Design of High-Performance Analog Circuits Using Wideband gm-Enhanced MOS Composite Transistors

Abstract

In this paper, we present a new composite transistor circuit design technique that provides superior performance enhancement to analog circuits. By adding a composite transistor to the cascode-compensated amplifier, it has achieved a 102dB DC gain, and a 37.6MHz unity gain bandwidth while driving a 2nF heavy capacitive load at a single 1.8V supply. In the comparison of power-bandwidth and power-speed efficiencies on figures of merit, it offers significantly high values with respect to the reported state-of-the-art works.
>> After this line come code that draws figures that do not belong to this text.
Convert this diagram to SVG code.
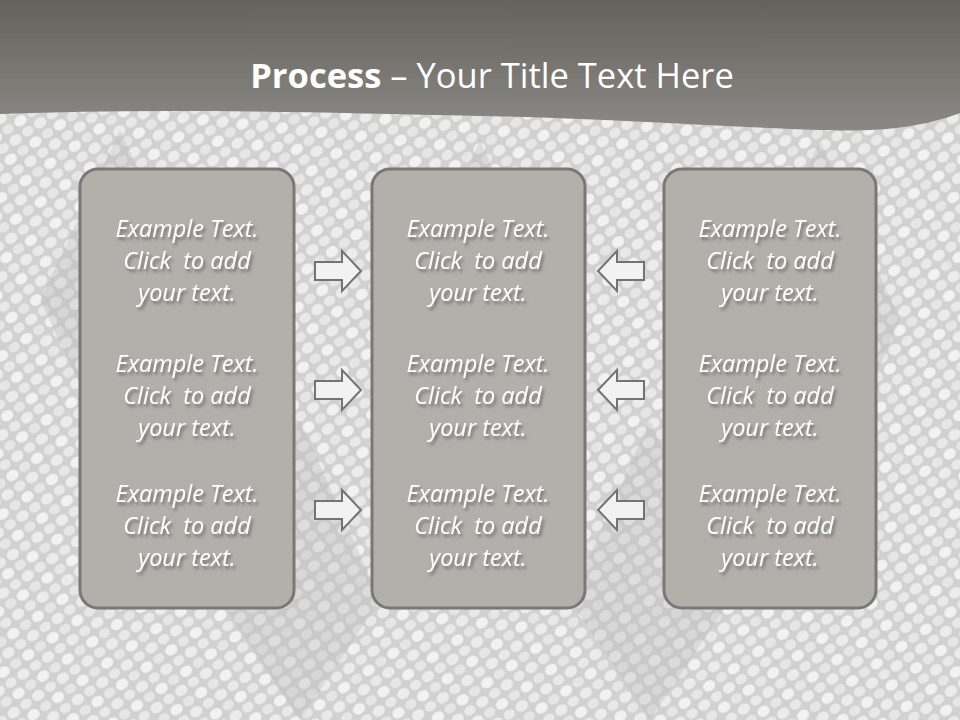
<svg xmlns="http://www.w3.org/2000/svg" width="960" height="720" viewBox="0 0 960 720">
<defs>
<linearGradient id="hdr" x1="0" y1="0" x2="0" y2="1">
<stop offset="0" stop-color="#65625d"/>
<stop offset="1" stop-color="#8b8985"/>
</linearGradient>
<pattern id="scales" width="30" height="26" patternUnits="userSpaceOnUse" patternTransform="rotate(-35)">
<rect width="30" height="26" fill="#c6c6c6"/>
<ellipse cx="7.5" cy="6.5" rx="6.5" ry="5.3" fill="#efefef"/>
<ellipse cx="22.5" cy="19.5" rx="6.5" ry="5.3" fill="#e8e8e8"/>
<ellipse cx="22.5" cy="6.5" rx="6" ry="4.8" fill="#e0e0e0"/>
<ellipse cx="7.5" cy="19.5" rx="6" ry="4.8" fill="#e4e4e4"/>
</pattern>
<filter id="sh" x="-10%" y="-30%" width="130%" height="170%">
<feDropShadow dx="2" dy="3" stdDeviation="1.5" flood-color="#555" flood-opacity="0.7"/>
</filter>
</defs>
<style>
.box{fill:#b3b0ac;stroke:#7a7876;stroke-width:3}
.t{font-family:"Open Sans","Liberation Sans",sans-serif;font-style:italic;font-size:23.5px;fill:#ffffff;text-anchor:middle;filter:url(#sh);white-space:pre}
.arr{fill:#f2f2f2;stroke:#737373;stroke-width:2;stroke-linejoin:miter}
.title{font-family:"Open Sans","Liberation Sans",sans-serif;font-size:34.5px;fill:#ffffff;text-anchor:middle}
</style>
<rect width="960" height="720" fill="url(#scales)"/>
<g opacity="0.35" fill="#a9a9a9">
<path d="M120 130 L200 300 L120 470 L40 300 Z"/>
<path d="M480 140 L560 320 L480 500 L400 320 Z"/>
<path d="M820 140 L900 320 L820 500 L740 320 Z"/>
<path d="M300 420 L380 600 L300 720 L220 600 Z"/>
<path d="M650 420 L730 600 L650 720 L570 600 Z"/>
</g>
<rect width="960" height="720" fill="#ffffff" opacity="0.2"/>
<g id="header">
<path d="M0 0 H960 V113 C920 128 880 132 820 130 C700 126 600 118 480 116 C300 112 150 108 0 114 Z" fill="url(#hdr)"/>
<text class="title" x="492" y="88"><tspan font-weight="bold">Process</tspan> – Your Title Text Here</text>
</g>
<g id="box-left">
<rect class="box" x="80" y="169" width="214" height="439" rx="18"/>
<text class="t" x="187"><tspan x="187" y="237">Example Text.</tspan><tspan x="187" y="269">Click  to add</tspan><tspan x="187" y="301">your text.</tspan></text>
<text class="t" x="187"><tspan x="187" y="372">Example Text.</tspan><tspan x="187" y="404">Click  to add</tspan><tspan x="187" y="436">your text.</tspan></text>
<text class="t" x="187"><tspan x="187" y="502">Example Text.</tspan><tspan x="187" y="534">Click  to add</tspan><tspan x="187" y="566">your text.</tspan></text>
</g>
<g id="box-middle">
<rect class="box" x="372" y="169" width="213" height="439" rx="18"/>
<text class="t" x="478"><tspan x="478" y="237">Example Text.</tspan><tspan x="478" y="269">Click  to add</tspan><tspan x="478" y="301">your text.</tspan></text>
<text class="t" x="478"><tspan x="478" y="372">Example Text.</tspan><tspan x="478" y="404">Click  to add</tspan><tspan x="478" y="436">your text.</tspan></text>
<text class="t" x="478"><tspan x="478" y="502">Example Text.</tspan><tspan x="478" y="534">Click  to add</tspan><tspan x="478" y="566">your text.</tspan></text>
</g>
<g id="box-right">
<rect class="box" x="664" y="169" width="212" height="439" rx="18"/>
<text class="t" x="770"><tspan x="770" y="237">Example Text.</tspan><tspan x="770" y="269">Click  to add</tspan><tspan x="770" y="301">your text.</tspan></text>
<text class="t" x="770"><tspan x="770" y="372">Example Text.</tspan><tspan x="770" y="404">Click  to add</tspan><tspan x="770" y="436">your text.</tspan></text>
<text class="t" x="770"><tspan x="770" y="502">Example Text.</tspan><tspan x="770" y="534">Click  to add</tspan><tspan x="770" y="566">your text.</tspan></text>
</g>
<g id="connectors">
<path class="arr" d="M315 262 H342 V251 L361 271 L342 291 V280 H315 Z"/>
<path class="arr" d="M315 381 H342 V370 L361 390 L342 410 V399 H315 Z"/>
<path class="arr" d="M315 501 H342 V490 L361 510 L342 530 V519 H315 Z"/>
<path class="arr" d="M644 262 H617 V251 L598 271 L617 291 V280 H644 Z"/>
<path class="arr" d="M644 381 H617 V370 L598 390 L617 410 V399 H644 Z"/>
<path class="arr" d="M644 501 H617 V490 L598 510 L617 530 V519 H644 Z"/>
</g>
</svg>
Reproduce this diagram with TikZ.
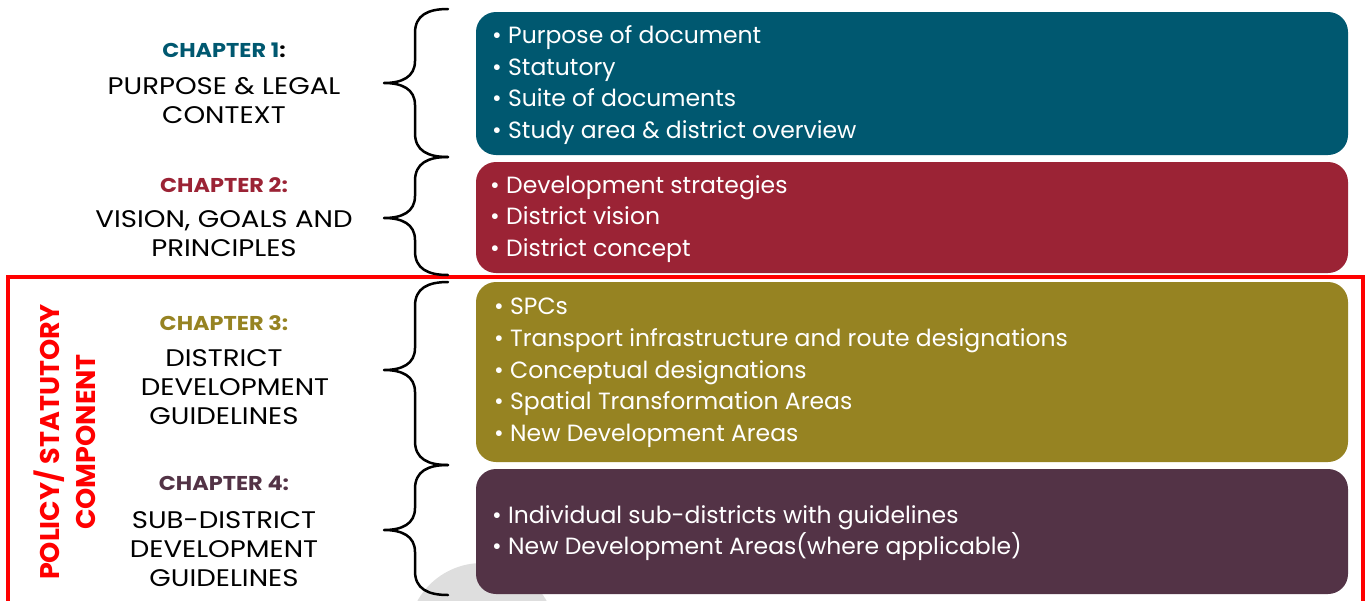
\documentclass[tikz,border=0pt]{standalone}
\usepackage{fontspec}
\setmainfont{Poppins}
\newfontfamily\widefont[FakeStretch=1.15]{Poppins}
\newfontfamily\headfont[FakeStretch=1.12]{Poppins}
\begin{document}
\definecolor{cteal}{RGB}{0,88,112}
\definecolor{ccrimson}{RGB}{155,35,53}
\definecolor{colive}{RGB}{150,131,34}
\definecolor{cplum}{RGB}{83,51,70}
\definecolor{cgrey}{RGB}{222,222,222}
\begin{tikzpicture}[x=1pt,y=-1pt,
  panel/.style={rounded corners=20pt},
  itemlist/.style={anchor=west,align=left,text=white,inner sep=0pt,
    font=\fontsize{23.5}{31.7}\selectfont},
  chead/.style={font=\headfont\fontsize{20}{22}\selectfont\bfseries,inner sep=0pt},
  cdesc/.style={align=center,inner sep=0pt,text=black,
    font=\widefont\fontsize{24}{29}\selectfont},
  sidelabel/.style={rotate=90,text=red,inner sep=0pt,
    font=\fontsize{27}{29}\selectfont\bfseries},
  bracepath/.style={draw=black,line width=2.5pt,line cap=round,line join=round}]
\useasboundingbox (0,0) rectangle (1366,600);
\begin{scope}
\clip (0,0) rectangle (1366,600);
% faint grey disc partly behind the lower panel
\fill[cgrey] (482,637) circle (74);
% coloured panels
\fill[cteal,panel]    (476,12)  rectangle (1348,155);
\fill[ccrimson,panel] (476,162) rectangle (1348,273);
\fill[colive,panel]   (476,282) rectangle (1348,462);
\fill[cplum,panel]    (476,469) rectangle (1348,594);
% red frame around the statutory chapters
\draw[red,line width=4pt] (8,277) rectangle (1363,603);
% curly braces: top, bottom, tip
\foreach \t/\b/\m in {9/157/83, 157/275/218, 282/465/370, 465/595/530}{
  \draw[bracepath] (448,\t) .. controls (428,\t) and (415,\t+6) .. (415,\t+24)
    -- (415,\m-22) .. controls (415,\m-6) and (402,\m) .. (384,\m)
    .. controls (402,\m) and (415,\m+6) .. (415,\m+22)
    -- (415,\b-24) .. controls (415,\b-6) and (428,\b) .. (448,\b);
}
\end{scope}
% chapter titles
\node[chead] (h1) at (224,50) {\textcolor{cteal}{CHAPTER 1}:};
\node[cdesc] (d1) at (224,101) {PURPOSE \& LEGAL\\CONTEXT};
\node[chead,text=ccrimson] (h2) at (224,185) {CHAPTER 2:};
\node[cdesc] (d2) at (224,234) {VISION, GOALS AND\\PRINCIPLES};
\node[chead,text=colive] (h3) at (224,323) {CHAPTER 3:};
\node[cdesc] (d3) at (224,387) {DISTRICT\\\hspace*{22pt}DEVELOPMENT\\GUIDELINES};
\node[chead,text=cplum] (h4) at (224,483) {CHAPTER 4:};
\node[cdesc] (d4) at (224,549) {SUB-DISTRICT\\DEVELOPMENT\\GUIDELINES};
% vertical label
\node[sidelabel] (s1) at (49,442) {POLICY/ STATUTORY};
\node[sidelabel] (s2) at (86,442) {COMPONENT};
% panel contents
\node[itemlist] (l1) at (492,85) {• Purpose of document\\• Statutory\\• Suite of documents\\• Study area \& district overview};
\node[itemlist] (l2) at (490,219) {• Development strategies\\• District vision\\• District concept};
\node[itemlist] (l3) at (494,373) {• SPCs\\• Transport infrastructure and route designations\\• Conceptual designations\\• Spatial Transformation Areas\\• New Development Areas};
\node[itemlist] (l4) at (492,533) {• Individual sub-districts with guidelines\\• New Development Areas(where applicable)};
\end{tikzpicture}
\end{document}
By employing the composite transistor in a linear regulator powered by a 3.3V supply to generate a 1.8V output voltage, it has shown fast recovery response at various load current transients, having a 1% settling time of 0.1µS for a 50mA or 100mA step, while a 1% settling time of 0.36µS for a maximum 735mA step under a capacitive load of 10µF with a 1Ω ESR resistor. The simulated load regulation is 0.035% and line regulation is 0.488%. Comparing its results with other state-of-art LDO reported results, it also validates the significant enhanced performance of the proposed composite-transistor-based design in terms of speed, current driving capability and stability against changes in environmental parameters. All the proposed designs are simulated using chartered semiconductor (CSM) 1.8V/3.3V 0.18µm CMOS triple-well process technology with thin/thick oxide options and BSIM3 model parameters.